Power sector in India is another crucial sector accorded the infrastructure status in India that is struggling at the current juncture in spite of encouraging growth trajectory in the energy space over last few years.
The power sector has still not been able to sustain the required capacity addition matching the growing demand for power in India.
The risk profile of thermal power plants is growing and is leading to increase in the cost of capital for the thermal power companies in India. The volatility in coal prices has increased and the uncertainty with respect to the cost-efficiency of domestic coal production is becoming a cause of worry for the sector. Non-availability of coal is yet another issue that could easily turn the a lucrative and viable coal power plant into a non-performing asset.

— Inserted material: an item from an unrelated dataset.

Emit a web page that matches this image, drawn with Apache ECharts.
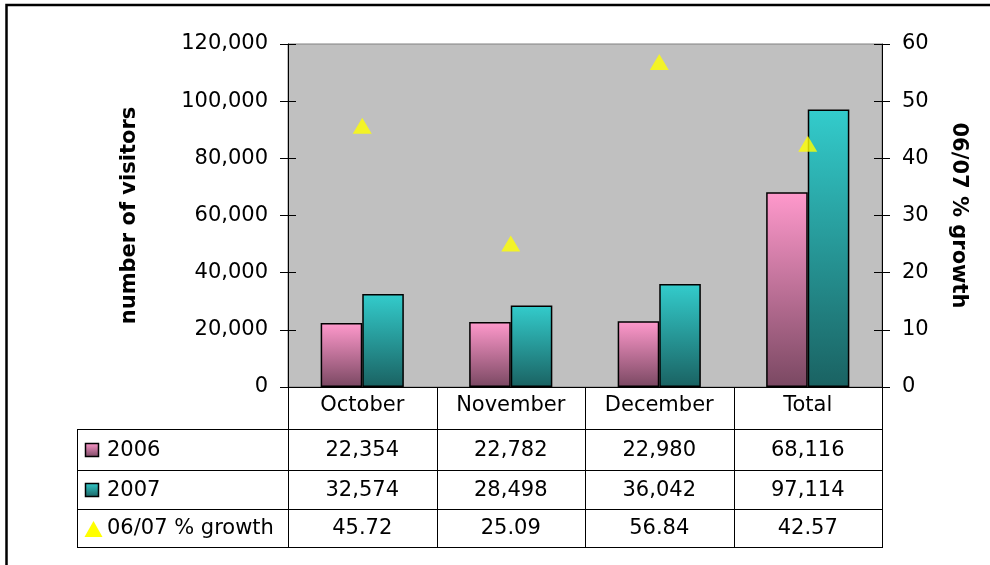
<!DOCTYPE html>
<html>
<head>
<meta charset="utf-8">
<script src="https://cdn.jsdelivr.net/npm/echarts@6/dist/echarts.min.js"></script>
<style>
  html, body { margin: 0; padding: 0; background: #fff; }
  #chart { width: 990px; height: 565px; }
</style>
</head>
<body>
<div id="chart"></div>
<script>
// Visitor counts per month and the year-on-year growth
const categories = ['October', 'November', 'December', 'Total'];
const visitors2006 = [22354, 22782, 22980, 68116];
const visitors2007 = [32574, 28498, 36042, 97114];
const growthPct = [45.72, 25.09, 56.84, 42.57];
const seriesNames = ['2006', '2007', '06/07 % growth'];

// Plot-area geometry
const GRID_L = 288, GRID_R = 882, GRID_T = 44, GRID_B = 387;
const TABLE_L = 77;
const ROW_LINES = [429, 470, 509, 547];
const FONT = '"DejaVu Sans", Verdana, sans-serif';
const FS = 21;

const pinkGrad = () => new echarts.graphic.LinearGradient(0, 0, 0, 1, [
  { offset: 0, color: '#ff99cc' }, { offset: 1, color: '#7a4862' }
]);
const tealGrad = () => new echarts.graphic.LinearGradient(0, 0, 0, 1, [
  { offset: 0, color: '#33cccc' }, { offset: 1, color: '#1a6262' }
]);

const fmtInt = v => v.toLocaleString('en-US');
const fmtPct = v => v.toFixed(2);

// Data table beneath the plot
function buildTable() {
  const els = [];
  const colW = (GRID_R - GRID_L) / categories.length;
  const line = (x1, y1, x2, y2) => els.push({
    type: 'line', shape: { x1, y1, x2, y2 },
    style: { stroke: '#000', lineWidth: 1 }, silent: true
  });
  for (let i = 0; i <= categories.length; i++) {
    const x = Math.round(GRID_L + i * colW) + 0.5;
    line(x, GRID_B, x, ROW_LINES[3]);
  }
  line(TABLE_L + 0.5, ROW_LINES[0], TABLE_L + 0.5, ROW_LINES[3]);
  ROW_LINES.forEach(y => line(TABLE_L, y + 0.5, GRID_R + 1, y + 0.5));

  const rows = [
    { vals: visitors2006.map(fmtInt) },
    { vals: visitors2007.map(fmtInt) },
    { vals: growthPct.map(fmtPct) }
  ];
  rows.forEach((r, ri) => {
    const cy = (ROW_LINES[ri] + ROW_LINES[ri + 1]) / 2 + 1;
    r.vals.forEach((t, ci) => els.push({
      type: 'text', x: GRID_L + (ci + 0.5) * colW, y: cy,
      style: { text: t, font: FS + 'px ' + FONT, fill: '#000', align: 'center', verticalAlign: 'middle' }
    }));
    els.push({
      type: 'text', x: 107, y: cy,
      style: { text: seriesNames[ri], font: FS + 'px ' + FONT, fill: '#000', align: 'left', verticalAlign: 'middle' }
    });
  });

  // Legend keys
  const k1 = (ROW_LINES[0] + ROW_LINES[1]) / 2 + 1;
  const k2 = (ROW_LINES[1] + ROW_LINES[2]) / 2 + 1;
  const k3 = (ROW_LINES[2] + ROW_LINES[3]) / 2 + 1;
  els.push({ type: 'rect', shape: { x: 85.5, y: k1 - 7, width: 13, height: 13 },
    style: { fill: pinkGrad(), stroke: '#000', lineWidth: 1.5 } });
  els.push({ type: 'rect', shape: { x: 85.5, y: k2 - 7, width: 13, height: 13 },
    style: { fill: tealGrad(), stroke: '#000', lineWidth: 1.5 } });
  els.push({ type: 'polygon', shape: { points: [[93.5, k3 - 8], [102.5, k3 + 8], [84.5, k3 + 8]] },
    style: { fill: '#ffff00' } });

  // Outer frame
  els.push({ type: 'rect', shape: { x: 6.5, y: 5, width: 1200, height: 800 },
    style: { fill: 'none', stroke: '#000', lineWidth: 2.5 }, silent: true, z: 100 });
  return els;
}

const chart = echarts.init(document.getElementById('chart'), null, { renderer: 'canvas' });

const axisBase = {
  type: 'value',
  axisLine: { show: true, lineStyle: { color: '#000', width: 1 } },
  axisTick: { show: true, length: 8, lineStyle: { color: '#000' } },
  splitLine: { show: false },
  axisLabel: { fontFamily: FONT, fontSize: FS, color: '#000', margin: 20 },
  nameLocation: 'middle',
  nameTextStyle: { fontFamily: FONT, fontSize: FS, fontWeight: 'bold', color: '#000' }
};

chart.setOption({
  animation: false,
  backgroundColor: '#fff',
  grid: {
    left: GRID_L, right: 990 - GRID_R, top: GRID_T, bottom: 565 - GRID_B,
    show: true, backgroundColor: '#c0c0c0', borderColor: '#808080', borderWidth: 1
  },
  xAxis: {
    type: 'category', data: categories,
    axisLine: { show: true, lineStyle: { color: '#000', width: 1 } },
    axisTick: { show: false },
    axisLabel: { fontFamily: FONT, fontSize: FS, color: '#000', margin: 8 }
  },
  yAxis: [
    Object.assign({}, axisBase, {
      position: 'left', min: 0, max: 120000, interval: 20000,
      axisLabel: Object.assign({}, axisBase.axisLabel, { formatter: v => fmtInt(v) }),
      name: 'number of visitors', nameGap: 148
    }),
    Object.assign({}, axisBase, {
      position: 'right', min: 0, max: 60, interval: 10,
      name: '06/07 % growth', nameGap: 66, nameRotate: -90
    }),
    // inner halves of the tick marks
    { type: 'value', position: 'left', min: 0, max: 120000, interval: 20000,
      axisLine: { show: false }, axisLabel: { show: false }, splitLine: { show: false },
      axisTick: { show: true, inside: true, length: 8, lineStyle: { color: '#000' } } },
    { type: 'value', position: 'right', min: 0, max: 60, interval: 10,
      axisLine: { show: false }, axisLabel: { show: false }, splitLine: { show: false },
      axisTick: { show: true, inside: true, length: 8, lineStyle: { color: '#000' } } }
  ],
  series: [
    { name: seriesNames[0], type: 'bar', data: visitors2006, yAxisIndex: 0,
      barCategoryGap: '44%', barGap: '0%',
      itemStyle: { color: pinkGrad(), borderColor: '#000', borderWidth: 1.5 } },
    { name: seriesNames[1], type: 'bar', data: visitors2007, yAxisIndex: 0,
      barCategoryGap: '44%', barGap: '0%',
      itemStyle: { color: tealGrad(), borderColor: '#000', borderWidth: 1.5 } },
    { name: seriesNames[2], type: 'scatter', data: growthPct, yAxisIndex: 1,
      symbol: 'triangle', symbolSize: [19, 16], z: 10,
      itemStyle: { color: '#ffff00', borderWidth: 0 } }
  ],
  graphic: { elements: buildTable() }
});
</script>
</body>
</html>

As of now, a large percentage of
India’s thermal power capacity is stranded and several of the thermal plants are running at just above 50 per cent capacity utilisation. With such a situation, it becomes difficult for the lenders to finance thermal projects. The thermal power producers, on their part, have also not been able to upgrade technology to meet the standards owing to high costs and complicated procedures.
When it comes to renewable energy sector in India, the sector’s reliance on imported solar panels exposes the sector to the foreign currency risks as is the case with the coal imports.
For the renewables sector, the curtailment risk is omnipresent due to unavailability of transmission infrastructure, grid congestion and grid instability. Even though the renewables sector is exempt from environmental clearances risk, there is always additional risks such as delays in executing off-take agreements, delays in payments from utilities, etc. plaguing the industry.